====== MATERIAL
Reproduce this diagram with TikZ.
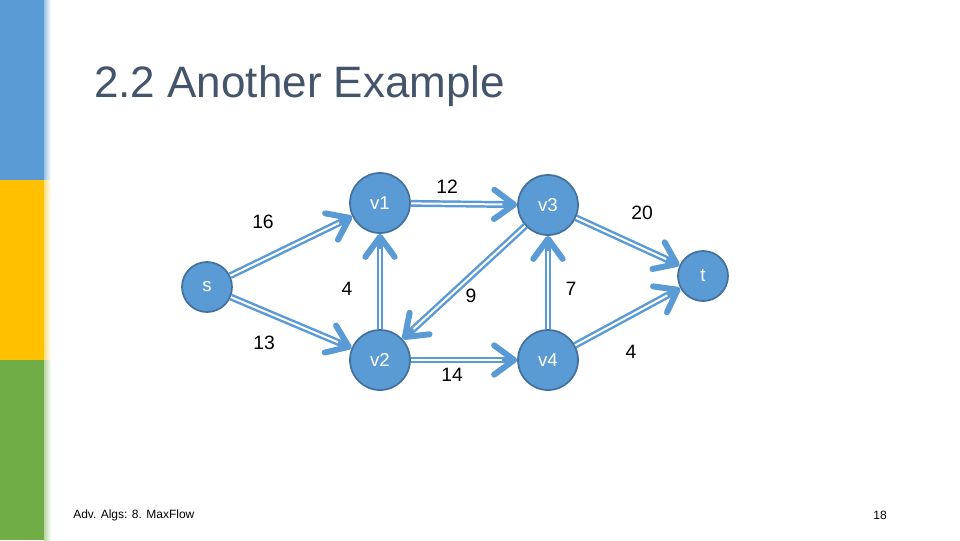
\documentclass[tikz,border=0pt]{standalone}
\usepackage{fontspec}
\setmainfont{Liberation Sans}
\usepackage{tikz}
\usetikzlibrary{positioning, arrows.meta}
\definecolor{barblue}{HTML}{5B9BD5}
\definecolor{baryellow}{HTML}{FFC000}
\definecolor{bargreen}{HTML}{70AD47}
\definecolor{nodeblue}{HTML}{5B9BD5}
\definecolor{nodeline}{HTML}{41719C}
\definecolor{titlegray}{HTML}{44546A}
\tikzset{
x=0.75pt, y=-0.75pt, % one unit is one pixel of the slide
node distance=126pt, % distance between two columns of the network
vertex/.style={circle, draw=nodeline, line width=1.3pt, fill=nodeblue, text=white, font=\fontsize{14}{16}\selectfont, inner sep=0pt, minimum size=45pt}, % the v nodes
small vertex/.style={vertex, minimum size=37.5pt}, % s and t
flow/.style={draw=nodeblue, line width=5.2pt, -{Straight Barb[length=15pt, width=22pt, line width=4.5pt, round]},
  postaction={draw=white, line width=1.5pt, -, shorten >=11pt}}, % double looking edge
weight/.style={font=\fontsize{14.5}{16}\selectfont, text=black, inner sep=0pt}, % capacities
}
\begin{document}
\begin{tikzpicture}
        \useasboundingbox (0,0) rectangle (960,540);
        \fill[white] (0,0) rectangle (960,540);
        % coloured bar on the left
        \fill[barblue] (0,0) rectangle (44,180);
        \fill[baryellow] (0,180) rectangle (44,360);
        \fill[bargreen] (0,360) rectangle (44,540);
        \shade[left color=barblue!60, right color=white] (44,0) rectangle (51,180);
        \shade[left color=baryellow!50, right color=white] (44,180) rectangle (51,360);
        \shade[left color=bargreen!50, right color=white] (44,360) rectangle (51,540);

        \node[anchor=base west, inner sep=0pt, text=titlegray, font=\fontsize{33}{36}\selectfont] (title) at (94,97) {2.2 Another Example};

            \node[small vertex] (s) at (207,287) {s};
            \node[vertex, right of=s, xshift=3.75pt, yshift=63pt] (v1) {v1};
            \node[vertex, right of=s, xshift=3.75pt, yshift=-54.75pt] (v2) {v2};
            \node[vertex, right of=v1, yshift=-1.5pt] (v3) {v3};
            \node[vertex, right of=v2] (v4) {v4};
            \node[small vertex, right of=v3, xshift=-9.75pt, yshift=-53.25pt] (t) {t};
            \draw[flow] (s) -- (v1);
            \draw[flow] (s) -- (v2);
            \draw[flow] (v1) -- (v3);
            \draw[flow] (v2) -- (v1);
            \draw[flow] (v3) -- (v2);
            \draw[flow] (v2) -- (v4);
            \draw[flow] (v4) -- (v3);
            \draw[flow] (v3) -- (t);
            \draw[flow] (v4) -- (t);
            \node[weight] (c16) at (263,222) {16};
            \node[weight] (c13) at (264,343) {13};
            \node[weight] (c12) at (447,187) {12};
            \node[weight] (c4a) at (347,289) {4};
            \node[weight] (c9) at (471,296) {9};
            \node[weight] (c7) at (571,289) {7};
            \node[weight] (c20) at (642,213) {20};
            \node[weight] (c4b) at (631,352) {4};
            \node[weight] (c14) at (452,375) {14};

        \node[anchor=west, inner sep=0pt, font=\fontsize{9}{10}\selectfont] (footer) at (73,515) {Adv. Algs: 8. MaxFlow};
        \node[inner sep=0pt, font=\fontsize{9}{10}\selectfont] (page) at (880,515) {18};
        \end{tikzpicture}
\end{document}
============
● **EXERCISE OBJECTIVE**
Set the data above down again exactly as given, with no pictures.

● **OUTPUT FOR THIS TASK**
Reproduce this diagram with TikZ.
\documentclass[tikz,border=0pt]{standalone}
\usepackage{fontspec}
\setmainfont{Liberation Sans}
\usepackage{tikz}
\usetikzlibrary{positioning, arrows.meta}
\definecolor{barblue}{HTML}{5B9BD5}
\definecolor{baryellow}{HTML}{FFC000}
\definecolor{bargreen}{HTML}{70AD47}
\definecolor{nodeblue}{HTML}{5B9BD5}
\definecolor{nodeline}{HTML}{41719C}
\definecolor{titlegray}{HTML}{44546A}
\tikzset{
x=0.75pt, y=-0.75pt, % one unit is one pixel of the slide
node distance=126pt, % distance between two columns of the network
vertex/.style={circle, draw=nodeline, line width=1.3pt, fill=nodeblue, text=white, font=\fontsize{14}{16}\selectfont, inner sep=0pt, minimum size=45pt}, % the v nodes
small vertex/.style={vertex, minimum size=37.5pt}, % s and t
flow/.style={draw=nodeblue, line width=5.2pt, -{Straight Barb[length=15pt, width=22pt, line width=4.5pt, round]},
  postaction={draw=white, line width=1.5pt, -, shorten >=11pt}}, % double looking edge
weight/.style={font=\fontsize{14.5}{16}\selectfont, text=black, inner sep=0pt}, % capacities
}
\begin{document}
\begin{tikzpicture}
        \useasboundingbox (0,0) rectangle (960,540);
        \fill[white] (0,0) rectangle (960,540);
        % coloured bar on the left
        \fill[barblue] (0,0) rectangle (44,180);
        \fill[baryellow] (0,180) rectangle (44,360);
        \fill[bargreen] (0,360) rectangle (44,540);
        \shade[left color=barblue!60, right color=white] (44,0) rectangle (51,180);
        \shade[left color=baryellow!50, right color=white] (44,180) rectangle (51,360);
        \shade[left color=bargreen!50, right color=white] (44,360) rectangle (51,540);

        \node[anchor=base west, inner sep=0pt, text=titlegray, font=\fontsize{33}{36}\selectfont] (title) at (94,97) {2.2 Another Example};

            \node[small vertex] (s) at (207,287) {s};
            \node[vertex, right of=s, xshift=3.75pt, yshift=63pt] (v1) {v1};
            \node[vertex, right of=s, xshift=3.75pt, yshift=-54.75pt] (v2) {v2};
            \node[vertex, right of=v1, yshift=-1.5pt] (v3) {v3};
            \node[vertex, right of=v2] (v4) {v4};
            \node[small vertex, right of=v3, xshift=-9.75pt, yshift=-53.25pt] (t) {t};
            \draw[flow] (s) -- (v1);
            \draw[flow] (s) -- (v2);
            \draw[flow] (v1) -- (v3);
            \draw[flow] (v2) -- (v1);
            \draw[flow] (v3) -- (v2);
            \draw[flow] (v2) -- (v4);
            \draw[flow] (v4) -- (v3);
            \draw[flow] (v3) -- (t);
            \draw[flow] (v4) -- (t);
            \node[weight] (c16) at (263,222) {16};
            \node[weight] (c13) at (264,343) {13};
            \node[weight] (c12) at (447,187) {12};
            \node[weight] (c4a) at (347,289) {4};
            \node[weight] (c9) at (471,296) {9};
            \node[weight] (c7) at (571,289) {7};
            \node[weight] (c20) at (642,213) {20};
            \node[weight] (c4b) at (631,352) {4};
            \node[weight] (c14) at (452,375) {14};

        \node[anchor=west, inner sep=0pt, font=\fontsize{9}{10}\selectfont] (footer) at (73,515) {Adv. Algs: 8. MaxFlow};
        \node[inner sep=0pt, font=\fontsize{9}{10}\selectfont] (page) at (880,515) {18};
        \end{tikzpicture}
\end{document}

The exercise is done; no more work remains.